Luke arrives and confronts Vader in the best lightsaber duel in the franchise and one of the great scenes in film history. It's such a visual marvel as well as such a powerful scene in the context of the narrative as well. Luke is clearly outclassed by Vader who is toying with him for some of the fight before he gets Luked cornered and cuts his hand off. Vader then confronts him about joining him on the dark side so they may rule the galaxy. Luke protests, saying he will never join him. Vader then muses that Obi-Wan never told Luke what happened to his father, to which luke responds that Obi-wan told him that Vader had killed him. Vader then responds in one of the great plot twists in film history...

"No... I am your father,"

At which point Mark Hamill goes full William Shatner and shouts very loudly and animatedly in response. Vader offers again, saying that they could overthrow the Emperor and rule together as father and son. Luke, who is about 900% done with this Sh*t, elects to attempt suicide rather than join his father, letting go of the antennae he was attached to and falling to what would have been his death, if not for a fortunate tube that sucked him out of the big chamber and he ends up hanging from another antennae, calling out for Leia who saves him, getting him on the falcon and then flying off to meet up with the rebels, where Luke is given a new hand, and then the film just kind of ends, with the hero's defeated and the biggest narrative bomb in the franchise dropped.

Earlier I said that Vader represents the closest thing this film has to a protagonist and while that's not entirely true (in terms of character growth and screen time Luke is very clearly the protagonist), in terms of screenplay structure, the film's story revolves most directly around the actions of Vader and his character. Luke's storyline is an independent subplot, and the storyline of Han and Leia also is relatively self contained, except for both things change as a reaction to the actions of Vader's storyline. He has a goal, he is making things happen to achieve that affect every level of the narrative, and other characters are reacting to him. Vader's goal to find and turn Luke is what brings the entire story together, so in that way you could argue that it is his movie more than anyone else's, which makes sense for a film called The Empire Strikes Back.

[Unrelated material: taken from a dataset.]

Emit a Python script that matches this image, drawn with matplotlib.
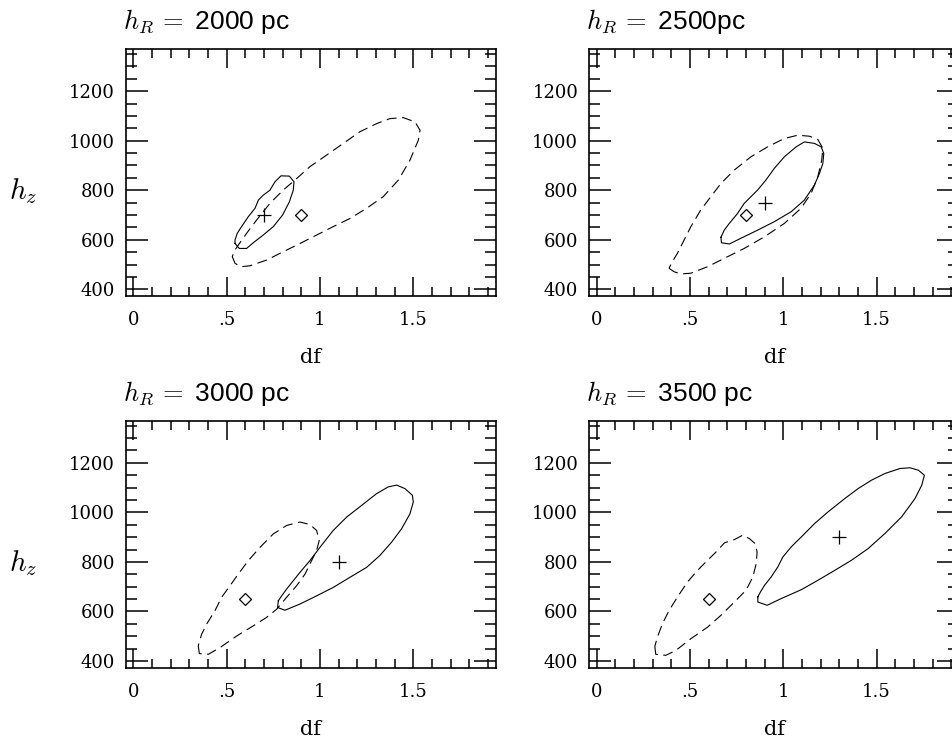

Irvin Kershner brings a whole new look and feel to this film from the last movie, which suffers from the fact that it's great in spite of George Lucas being a poor director, not because he's a good one, as evidenced by the lesser performances and less interesting cinematography. The camerawork is truly gorgeous and the performances are the best in the original trilogy. The film brings one of the greatest songs in movie score history to life in Vader's theme, The Imperial March. It introduces Yoda, one of the most interesting and beloved characters in the franchise who presents some of the most interesting philosophical and ideological aspects of the franchise in this film, and it has some of the best lines in film history and best scenes in film history. I could break down every single frame and go on forever about this film but this review is already the longest one I've written, it's just such an amazing film.

The Empire Strikes Back is a masterpiece of the highest order, and my favorite film ever made.